Saturday, June 25, 2011
Why I Like Sweet Potatoes
But when I was a kid, I fucking hated sweet potatoes. The whole thing just seemed asinine, because why the fuck would I want my potatoes to be sweet? Potatoes, to a young child, are supposed to be all about savory tastes. Add some sour cream and butter, maybe some garlic and chives. Give me an onion-like taste, but not sweet. Don't put cinnamon in my fucking potatoes. Why the shit would I put sugar on it?
Now that I look back on it all, I can't even remember if at any point I actually tried a sweet potato when I was a kid. I think that the idea so disgusted me, the notion that someone could actually fuck with the consistency of something that I perceived to have been already perfected was ludicrous. So literally, up until about age 25 or so, which was about 2 years ago, I thought that I hated sweet potatoes.
My grandmother seems to always make a sweet potato casserole for damn near any family get-together, and a couple of years ago I finally said "fuck it," (quietly to myself, as I am not nearly as foul mouthed around my family) and tried her sweet potato casserole. Well, I'm glad I did, because it was like my tongue had an orgasm. It was *so*fucking*good* that I couldn't believe I spent all these years not eating it. My preconceptions, irrational and ridiculous, about how a potatoes should taste were completely dashed.
On my article about sex addiction, KP made an excellent observation about the human brain and what it is capable of doing. I mentioned that when I first heard about sex addiction, my instincts told me that it was a load of bullshit that people shit out in order to not have to take responsibility for being douche bags. But knowing what I knew about the human brain, and the varied and fucked up compulsions it can cause us to have, I had to reconcile what I knew to be true with what I felt inside.
KP said that he thought it was admirable how I always question things, whether it be myself or others, and that my ability to reason comes from my spirituality, and in part from my intelligence and humility. It's funny how often someone else teaches us something about ourselves.
My spirituality is a bit different from many people--probably different from most people--in that it's truly about faith and hope. I'm not the type of person that has any sort of comfort on the notion of God and the afterlife. Neither faith nor hope have anything to do with knowing, and in fact, both of them assume that you can't know. I can't know whether or not God exists, but I have some degree of faith that God has given us many clues that he does exist. And I also hope that my reasoning is correct on it all, and that there is more to existence than just this life. I doubt my ability to understand the unknowable, and I doubt the ability of others to do the same.

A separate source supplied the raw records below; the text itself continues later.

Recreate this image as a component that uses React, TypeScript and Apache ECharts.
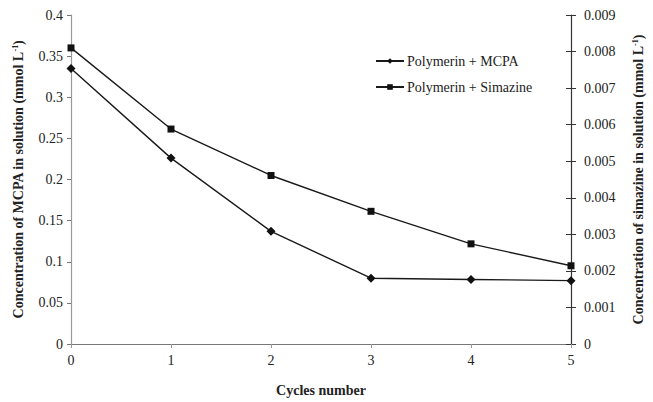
import React, { useEffect, useRef } from "react";
import * as echarts from "echarts";

const cycles = ["0", "1", "2", "3", "4", "5"];
const mcpa = [0.335, 0.226, 0.137, 0.08, 0.0785, 0.077];
const simazine = [0.0081, 0.00588, 0.00461, 0.00363, 0.00274, 0.00214];
const seriesNames = ["Polymerin + MCPA", "Polymerin + Simazine"];

const FONT = "'Liberation Serif', 'Times New Roman', serif";

export default function App() {
  const ref = useRef<HTMLDivElement>(null);
  useEffect(() => {
    if (!ref.current) return;
    const chart = echarts.init(ref.current, null, { renderer: "svg" });
    const nameRich = {
      sup: { fontSize: 8, fontWeight: "bold", fontFamily: FONT, color: "#222", verticalAlign: "top", padding: [0, 0, 6, 0] },
    };
    chart.setOption({
      animation: false,
      backgroundColor: "#fff",
      textStyle: { fontFamily: FONT },
      grid: { left: 71, right: 79, top: 15, bottom: 55 },
      legend: {
        orient: "vertical",
        left: 370,
        top: 49,
        itemWidth: 28,
        itemHeight: 7,
        itemGap: 12,
        textStyle: { fontFamily: FONT, fontSize: 14, color: "#222", padding: [0, 0, 0, -2] },
        data: seriesNames,
      },
      xAxis: {
        type: "category",
        data: cycles,
        boundaryGap: false,
        name: "Cycles number",
        nameLocation: "middle",
        nameGap: 39,
        nameTextStyle: { fontFamily: FONT, fontSize: 14, fontWeight: "bold", color: "#222" },
        axisLine: { lineStyle: { color: "#777", width: 1 } },
        axisTick: { show: true, length: 4, lineStyle: { color: "#999" } },
        axisLabel: { fontFamily: FONT, fontSize: 14, color: "#222", margin: 9 },
        splitLine: { show: false },
      },
      yAxis: [
        {
          type: "value",
          position: "left",
          min: 0,
          max: 0.4,
          interval: 0.05,
          name: "Concentration of MCPA in solution (mmol L{sup|-1})",
          nameLocation: "middle",
          nameGap: 46,
          nameTextStyle: { fontFamily: FONT, fontSize: 14, fontWeight: "bold", color: "#222", rich: nameRich },
          axisLine: { show: true, lineStyle: { color: "#999", width: 1.2 } },
          axisTick: { show: true, length: 4, lineStyle: { color: "#777" } },
          axisLabel: { fontFamily: FONT, fontSize: 14, color: "#222", margin: 8 },
          splitLine: { show: false },
        },
        {
          type: "value",
          position: "right",
          min: 0,
          max: 0.009,
          interval: 0.001,
          name: "Concentration of simazine in solution (mmol L{sup|-1})",
          nameLocation: "middle",
          nameGap: 60,
          nameRotate: 90,
          nameTextStyle: { fontFamily: FONT, fontSize: 14, fontWeight: "bold", color: "#222", rich: nameRich },
          axisLine: { show: true, lineStyle: { color: "#333", width: 1.2 } },
          axisTick: { show: true, length: 5, lineStyle: { color: "#333" } },
          axisLabel: { fontFamily: FONT, fontSize: 14, color: "#222", margin: 13 },
          splitLine: { show: false },
        },
        {
          type: "value",
          position: "right",
          min: 0,
          max: 0.009,
          interval: 0.001,
          axisLine: { show: false },
          axisTick: { show: true, inside: true, length: 5, lineStyle: { color: "#333" } },
          axisLabel: { show: false },
          splitLine: { show: false },
        },
      ],
      series: [
        {
          name: seriesNames[0],
          type: "line",
          yAxisIndex: 0,
          data: mcpa,
          symbol: "diamond",
          symbolSize: 9,
          lineStyle: { color: "#1a1a1a", width: 1.4 },
          itemStyle: { color: "#111" },
        },
        {
          name: seriesNames[1],
          type: "line",
          yAxisIndex: 1,
          data: simazine,
          symbol: "rect",
          symbolSize: 7,
          lineStyle: { color: "#1a1a1a", width: 1.4 },
          itemStyle: { color: "#111" },
        },
      ],
    });
    return () => chart.dispose();
  }, []);
  return <div ref={ref} style={{ width: 653, height: 402, position: "absolute", left: 0, top: 0 }} />;
}
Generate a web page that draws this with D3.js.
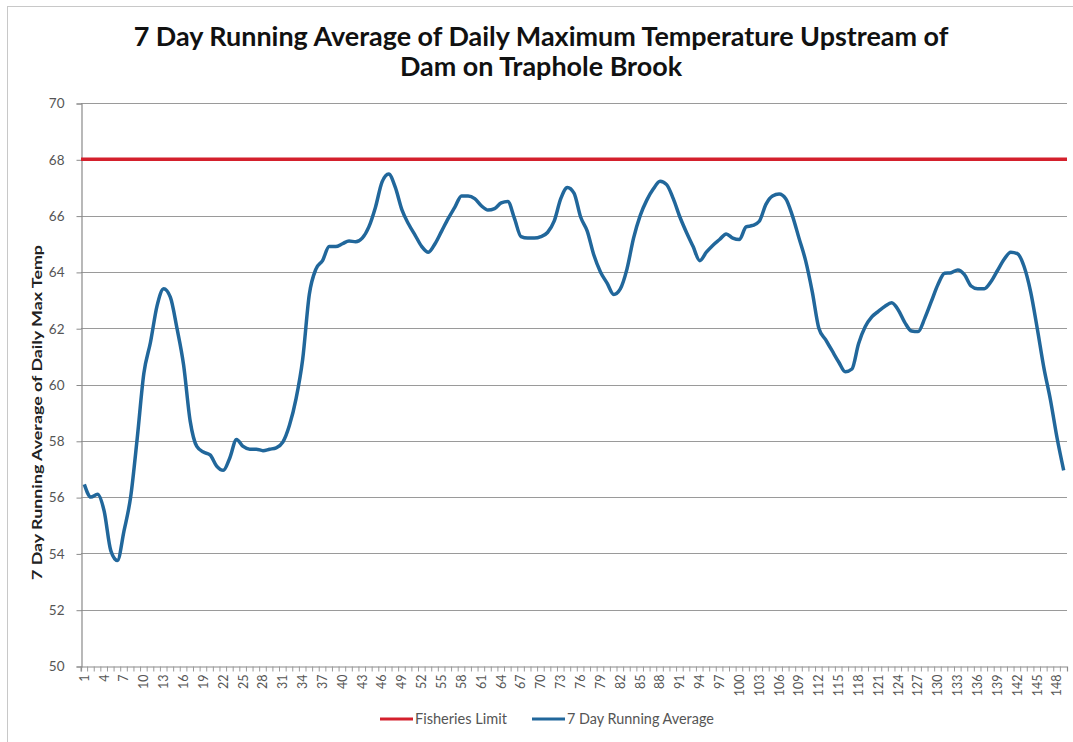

So if I can understand that there are some things that no one can know for sure, then there must be other things that I can't be certain on. I can't always be right. Knowing that there is at least one question that I will never be able to answer with any complete certainty, I have to admit that there are other questions to which I have not the answer. So I am one of those rare people that assume that I am probably wrong on most things that I hold to be true.
As far as intellect goes, it's true that I'm a smart guy, as arrogant as that might sound. I graduated summa cum laude from college without so much as breaking a sweat (intellectually), and my professors were tough on me, because they knew I needed extra challenge. But true intellect comes from one's ability to question. Because once you question yourself and others, you're forced to consider arguments that oppose your own sentiments. When you've done that long enough, you then realize that your brain has its limits.
And that brings us to humility. I'm humble enough to admit when I'm wrong, and to admit that I know there are people out there who are far more knowledgeable than myself on every subject. I'm not afraid to admit when I'm wrong, and I'm not afraid to change my philosophical outlook on something. It's only been in the last few months that I've come to the realization that I'm pro-choice, and that the death penalty is probably immoral.
So for those of you who think I am just like any other pundit out there, that I've got my ideological guns that I stick to whether or not I think they're valid, then please banish that thought from your minds. I've changed my mind too much over the years and endured too much philosophical discomfort to be called closed-minded. In fact, I still feel like shit over being pro-choice.
To quote the great Albert Camus again "certainty is not gaiety of heart."